Most interesting. Especially your last paragraph. That casts a new light for me on those symphonies. What’s the basis for saying they weren’t written for the public? (Ivor)
Generalisations are dangerous – and I was resorting to hyperbole to support my conjecture (and this is what it is) that writing symphonies – something none of the composers I listed (with the exception of Hans Gál) had shown the slightest interest in before the war – was a means of putting down cultural markers. Of course they were cultural markers that were meant for the public as well. But each composer had an individual relationship with what was seen as an out-dated idea of ‘the symphony’. Only a few of these ‘exile symphonies’ were actually commissioned, but by addressing this Ur-Austro-German musical form, it was a reassertion of identity to themselves in their now distant – and very Un-Austro-German homelands. Of course, all composers want their works to be performed, understood and appreciated by the public. But these symphonies were written as acts of desperation. Indeed, this is what Toch himself describes. His symphonies – in contrast to those of Wellesz and Rathaus – are less classical and are more streams of musical consciousness.
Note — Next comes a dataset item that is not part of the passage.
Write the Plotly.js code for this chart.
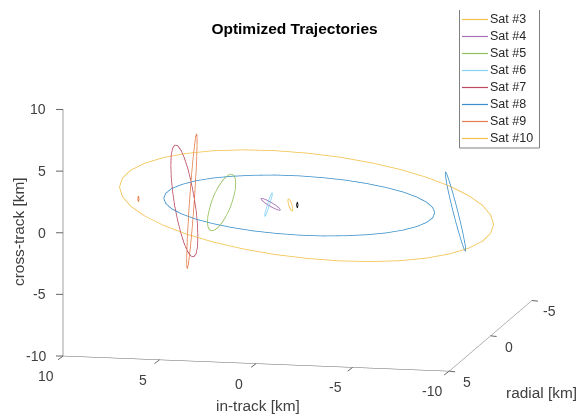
<!DOCTYPE html>
<html><head><meta charset="utf-8">
<script src="https://cdn.plot.ly/plotly-3.0.1.min.js"></script>
<style>html,body{margin:0;padding:0;background:#fff}#g{width:577px;height:414px}</style>
</head><body><div id="g"></div>
<script>
var sat10X=[-10,-10,-9.58,-8.86,-7.89,-6.70,-5.32,-3.78,-2.16,-0.47,1.22,2.84,4.38,5.76,6.95,7.92,8.64,9.07,9.22,9.07,8.64,7.92,6.95,5.76,4.38,2.84,1.22,-0.47,-2.16,-3.78,-5.32,-6.70,-7.89,-8.86,-9.58,-10,-10];
var sat10Y=[-0.37,0,0,0,0,0,0,0,0,0,0,0,0,0,0,0,0,0,0,0,0,0,0,0,0,0,0,0,0,0,0,0,0,0,0,0,-0.37];
var sat10Z=[-1.17,-1.68,-2.35,-2.96,-3.48,-3.89,-4.19,-4.36,-4.40,-4.30,-4.08,-3.73,-3.27,-2.71,-2.07,-1.37,-0.63,0.13,0.89,1.62,2.29,2.90,3.42,3.83,4.13,4.30,4.34,4.24,4.02,3.67,3.21,2.65,2.01,1.31,0.57,-0.19,-1.17];
var sat8X=[-7.11,-7.00,-6.69,-6.17,-5.47,-4.60,-3.60,-2.49,-1.31,-0.09,1.13,2.31,3.42,4.42,5.29,5.99,6.51,6.82,6.93,6.82,6.51,5.99,5.29,4.42,3.42,2.31,1.13,-0.09,-1.31,-2.49,-3.60,-4.60,-5.47,-6.17,-6.69,-7.00,-7.11];
var sat8Z=[-0.19,-0.61,-1.00,-1.37,-1.70,-1.98,-2.19,-2.34,-2.43,-2.44,-2.37,-2.24,-2.03,-1.77,-1.46,-1.10,-0.71,-0.30,0.12,0.54,0.94,1.30,1.63,1.91,2.12,2.27,2.36,2.37,2.30,2.17,1.96,1.70,1.39,1.03,0.64,0.23,-0.19];
var sat5X=[3.20,3.22,3.30,3.41,3.56,3.74,3.93,4.12,4.30,4.45,4.56,4.64,4.66,4.64,4.56,4.45,4.30,4.12,3.93,3.74,3.56,3.41,3.30,3.22,3.20];
var sat5Z=[1.57,1.08,0.52,-0.09,-0.69,-1.25,-1.72,-2.08,-2.30,-2.37,-2.28,-2.03,-1.65,-1.16,-0.60,0.01,0.61,1.17,1.64,2.00,2.22,2.29,2.20,1.95,1.57];
var sat7X=[5.16,5.18,5.25,5.37,5.51,5.68,5.86,6.04,6.21,6.36,6.47,6.54,6.56,6.54,6.47,6.36,6.21,6.04,5.86,5.68,5.51,5.37,5.25,5.18,5.16];
var sat7Z=[-2.90,-3.71,-4.26,-4.53,-4.49,-4.15,-3.52,-2.66,-1.62,-0.47,0.71,1.84,2.84,3.65,4.20,4.47,4.43,4.09,3.46,2.60,1.56,0.41,-0.77,-1.90,-2.90];
var sat9X=[5.20,5.21,5.23,5.28,5.33,5.40,5.47,5.54,5.61,5.66,5.71,5.73,5.74,5.73,5.71,5.66,5.61,5.54,5.47,5.40,5.33,5.28,5.23,5.21,5.20];
var sat9Z=[4.89,4.08,3.00,1.71,0.31,-1.12,-2.48,-3.67,-4.61,-5.24,-5.51,-5.41,-4.95,-4.14,-3.06,-1.77,-0.37,1.06,2.42,3.61,4.55,5.18,5.45,5.35,4.89];
var sat1X=[-8.71,-8.70,-8.64,-8.56,-8.45,-8.32,-8.18,-8.04,-7.91,-7.80,-7.72,-7.67,-7.65,-7.67,-7.72,-7.80,-7.91,-8.04,-8.18,-8.32,-8.45,-8.56,-8.64,-8.70,-8.71];
var sat1Z=[-3.14,-3.22,-3.09,-2.75,-2.22,-1.55,-0.77,0.07,0.89,1.65,2.30,2.78,3.08,3.16,3.03,2.69,2.16,1.49,0.71,-0.13,-0.95,-1.71,-2.36,-2.84,-3.14];
var sat4X=[0.88,0.95,1.13,1.39,1.65,1.83,1.90,1.83,1.65,1.39,1.13,0.95,0.88];
var sat4Z=[-0.46,-0.49,-0.40,-0.21,0.03,0.25,0.40,0.43,0.34,0.15,-0.09,-0.31,-0.46];
var sat6X=[1.30,1.32,1.40,1.50,1.60,1.68,1.70,1.68,1.60,1.50,1.40,1.32,1.30];
var sat6Z=[0.90,0.63,0.18,-0.34,-0.77,-1.02,-1.00,-0.73,-0.28,0.24,0.67,0.92,0.90];
var sat3X=[0.24,0.26,0.30,0.37,0.44,0.48,0.50,0.48,0.44,0.37,0.30,0.26,0.24];
var sat3Z=[-0.38,-0.50,-0.48,-0.35,-0.12,0.13,0.34,0.46,0.44,0.31,0.08,-0.17,-0.38];
var sat2X=[8.21,8.22,8.24,8.26,8.27,8.26,8.24,8.22,8.21];
var sat2Z=[-0.04,-0.17,-0.24,-0.19,-0.02,0.14,0.21,0.16,-0.04];
var chiefX=[0.01,0.05,0.01,-0.03,0.01];
var chiefZ=[0.25,0,-0.25,0,0.25];

var cYellow='#F2C14E',cPurple='#A873B5',cGreen='#93C05A',cCyan='#86D2F2',cRed='#BC4A62',cBlue='#3A8FCB',cOrange='#E57F4D';
var tracesList=[
 ['Chief',chiefX,chiefZ,'#000000'],
 ['Sat #1',sat1X,sat1Z,cBlue],
 ['Sat #2',sat2X,sat2Z,cOrange],
 ['Sat #3',sat3X,sat3Z,cYellow],
 ['Sat #4',sat4X,sat4Z,cPurple],
 ['Sat #5',sat5X,sat5Z,cGreen],
 ['Sat #6',sat6X,sat6Z,cCyan],
 ['Sat #7',sat7X,sat7Z,cRed],
 ['Sat #8',sat8X,sat8Z,cBlue],
 ['Sat #9',sat9X,sat9Z,cOrange],
 ['Sat #10',sat10X,sat10Z,cYellow,sat10Y]
];
var legendNames=['Sat #3','Sat #4','Sat #5','Sat #6','Sat #7','Sat #8','Sat #9','Sat #10'];
var legendColors=[cYellow,cPurple,cGreen,cCyan,cRed,cBlue,cOrange,cYellow];
var xTicks=[10,5,0,-5,-10];
var yTicks=[5,0,-5];
var zTicks=[-10,-5,0,5,10];

var W=577,H=414,TXT='#404040',AXC='#666666';
var traces=tracesList.map(function(t){
  return {type:'scatter3d',mode:'lines',name:t[0],x:t[1],y:t[4]||t[1].map(function(){return 0;}),z:t[2],
    line:{color:t[3],width:1.6},showlegend:false,hoverinfo:'skip'};
});
var tf={family:'Liberation Sans, Arial, sans-serif',size:14,color:TXT};
var lf={family:'Liberation Sans, Arial, sans-serif',size:15.4,color:TXT};
var sa=[];
function tick(x,y,z,ax_,ay_){return {x:x,y:y,z:z,showarrow:true,arrowhead:0,arrowwidth:1,arrowcolor:AXC,ax:ax_,ay:ay_,standoff:0,startstandoff:0};}
zTicks.forEach(function(v){
  sa.push({x:10,y:5,z:v,text:String(v),showarrow:false,xanchor:'right',yanchor:'middle',xshift:-15,font:tf});
  sa.push(tick(10,5,v,-10,0));
});
xTicks.forEach(function(v){
  sa.push({x:v,y:5,z:-10,text:String(v),showarrow:false,xanchor:'center',yanchor:'middle',xshift:-17,yshift:-20,font:tf});
  sa.push(tick(v,5,-10,-8,6));
});
yTicks.forEach(function(v){
  sa.push({x:-10,y:v,z:-10,text:String(v),showarrow:false,xanchor:'center',yanchor:'middle',xshift:18,yshift:-11,font:tf});
  sa.push(tick(-10,v,-10,9,1));
});

var ann=[
 {xref:'paper',yref:'paper',x:258/W,y:1-405/H,text:'in-track [km]',showarrow:false,xanchor:'center',yanchor:'middle',font:lf},
 {xref:'paper',yref:'paper',x:541/W,y:1-392/H,text:'radial [km]',showarrow:false,xanchor:'center',yanchor:'middle',font:lf},
 {xref:'paper',yref:'paper',x:18/W,y:1-232/H,text:'cross-track [km]',textangle:-90,showarrow:false,xanchor:'center',yanchor:'middle',font:lf}
];
var shapes=[{type:'path',xref:'paper',yref:'paper',path:'M'+(459.5/W)+' '+(1-10/H)+'L'+(459.5/W)+' '+(1-148/H)+'L'+(539.5/W)+' '+(1-148/H)+'L'+(539.5/W)+' '+(1-10/H),line:{color:'#808080',width:1},layer:'above'}];
legendNames.forEach(function(n,i){
  var py=19.3+i*17;
  var ly=Math.round(py)+0.5;
  shapes.push({type:'line',xref:'paper',yref:'paper',x0:462/W,x1:488/W,y0:1-ly/H,y1:1-ly/H,line:{color:legendColors[i],width:1.2},layer:'above'});
  ann.push({xref:'paper',yref:'paper',x:488/W,y:1-py/H,text:n,showarrow:false,xanchor:'left',yanchor:'middle',font:{family:'Liberation Sans, Arial, sans-serif',size:12.5,color:'#262626'}});
});
function ax(range,tv,tt,col,w){return {range:range,autorange:false,tickvals:tv,ticktext:tt,showticklabels:false,showgrid:false,zeroline:false,showbackground:false,showspikes:false,showline:true,linecolor:col,linewidth:w,ticks:'',title:{text:''}};}
var k=1.034,s=1.006;
var layout={width:W,height:H,paper_bgcolor:'#fff',margin:{l:0,r:0,t:0,b:0},showlegend:false,
 title:{text:'<b>Optimized Trajectories</b>',x:294.5/W,xanchor:'center',y:1-29/H,yanchor:'middle',font:{family:'Liberation Sans, Arial, sans-serif',size:15.5,color:'#000'}},
 scene:{domain:{x:[0.0312,1],y:[0.0097,1]},aspectmode:'manual',aspectratio:{x:1.915*s,y:1.915*s,z:1.216*s},
  camera:{projection:{type:'orthographic'},eye:{x:-0.206*k,y:0.961*k,z:0.183*k},up:{x:0,y:0,z:1},center:{x:0,y:0,z:0}},
  xaxis:ax([-10,10],xTicks,xTicks.map(String),AXC,1),yaxis:ax([-5,5],yTicks,yTicks.map(String),AXC,1),zaxis:ax([-10,10],zTicks,zTicks.map(String),'#a0a0a0',2),annotations:sa},
 annotations:ann,shapes:shapes};
Plotly.newPlot('g',traces,layout,{displayModeBar:false});
</script></body></html>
For him, it was a question of ‘purging’ himself of his Hollywood work and trying to rekindle the genius he felt had been stifled during the Nazi years. He admitted that it was more important to write things down than to exercise editorial discretion. This is apparent – his symphonies are in need of structural editing as well as correcting simple mistakes in voicing, instrumentation and harmony. I was surprised to hear from a colleague that the Wellesz symphonies suffer from the same issues – especially the later ones. Allow me to make one further speculation: writing symphonies was the closest these composers could come to achieving any kind of personal ‘music restitution’ for the years lost to Hitler.